これまで会社と協調路線を採っている企業内組合(A)があり、90%以上の社員が加入していました。今度、少数の社員がA組合と運動方針を異にする組合(B)を結成したとの通知とともに会社内にB組合のための組合事務所や掲示板のスペースを供与することを使用者に求めてきました。使用者は、A組合にはすでに事務所や掲示板を供与していますが、B組合にも供与しなければならないでしょうか。

複数の労働組合が併存する場合において、使用者は、それぞれの組合員数の多寡や運動路線の如何によって差別することなく、その団結を承認し、いずれの組合に対しても中立的態度を保持する義務(中立保持義務)を負うとされています。中立保持義務は、労働組合の機能の保障した憲法28条や不当労働行為を定めた労働組合法の趣旨から認められます。

組合に対する組合事務所の供与は、無償で行われることが多く、便宜供与(恩恵)的性格が強いとされていますが、併存する労働組合がある場合、使用者に中立保持義務があり、B組合だけに供与しないということはできません。

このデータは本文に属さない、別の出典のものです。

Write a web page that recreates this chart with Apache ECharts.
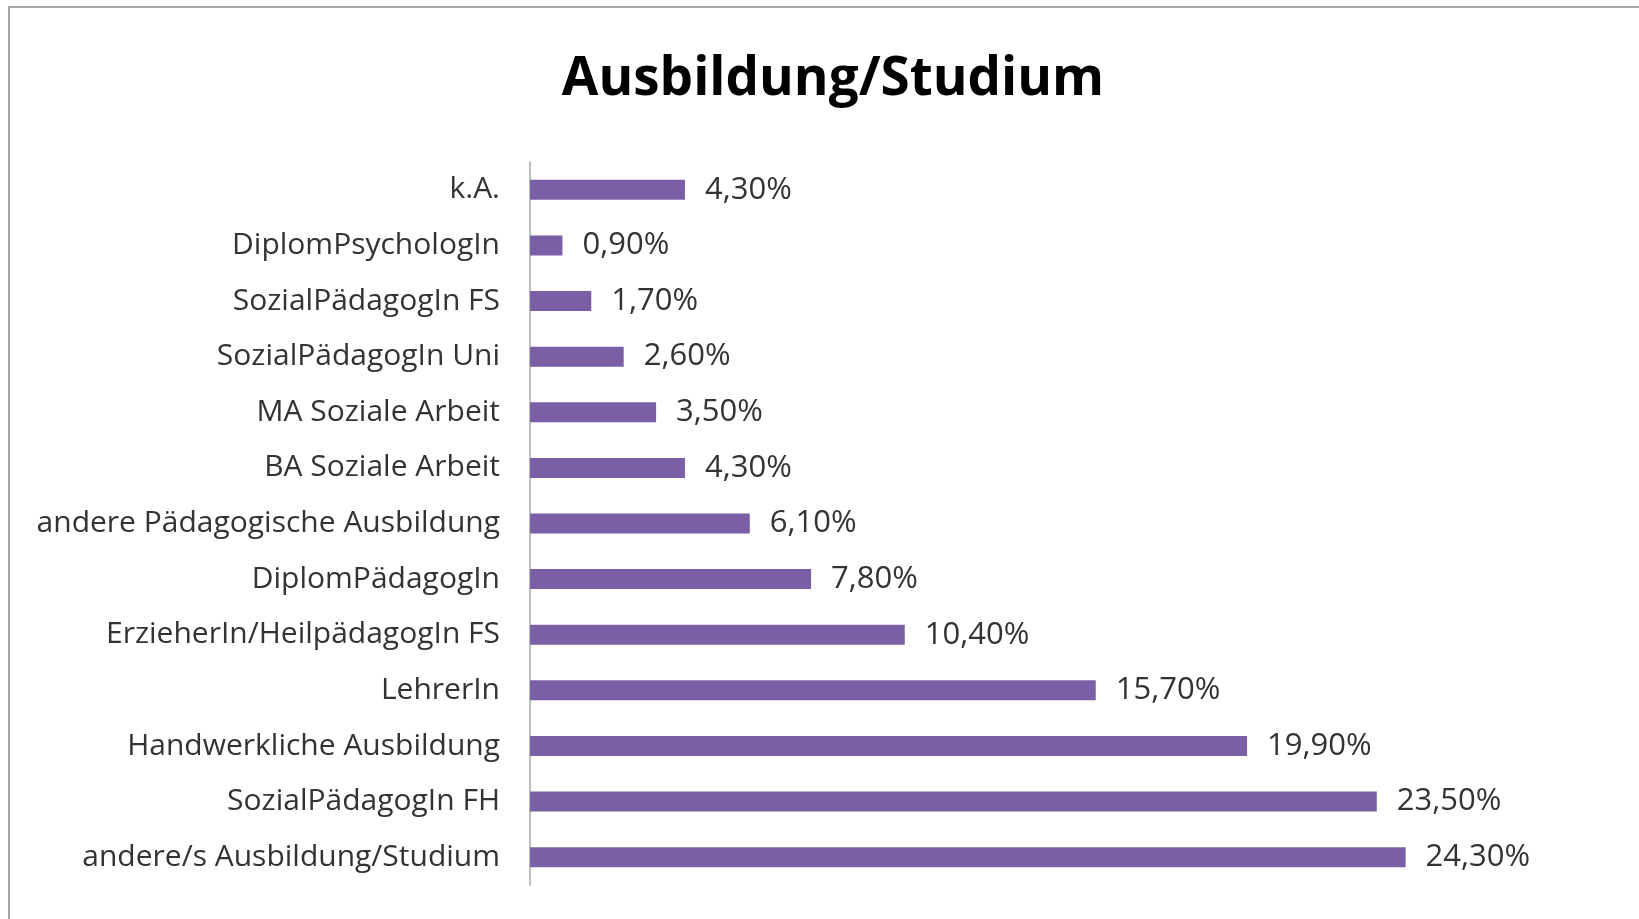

もっとも、組合員数が違うことに応じて、A組合とB組合の組合事務所が同じ広さであることまでは求められていないと言うべきです。B組合事務所が組合事務所としての機能を果たす最小限の広さがあれば、使用者による便宜供与という性格上、その具体的指定や変更は使用者の裁量に委ねられると考えられます。
ただ、その裁量を行使する上で、B組合から少数組合嫌悪の意図が窺えるとして、組合に対する便宜供与差別(労組法7条3号違反)の不当労働行為であるとの非難がなされる可能性がありますので、B組合に対して十分な説明をしておく必要があります。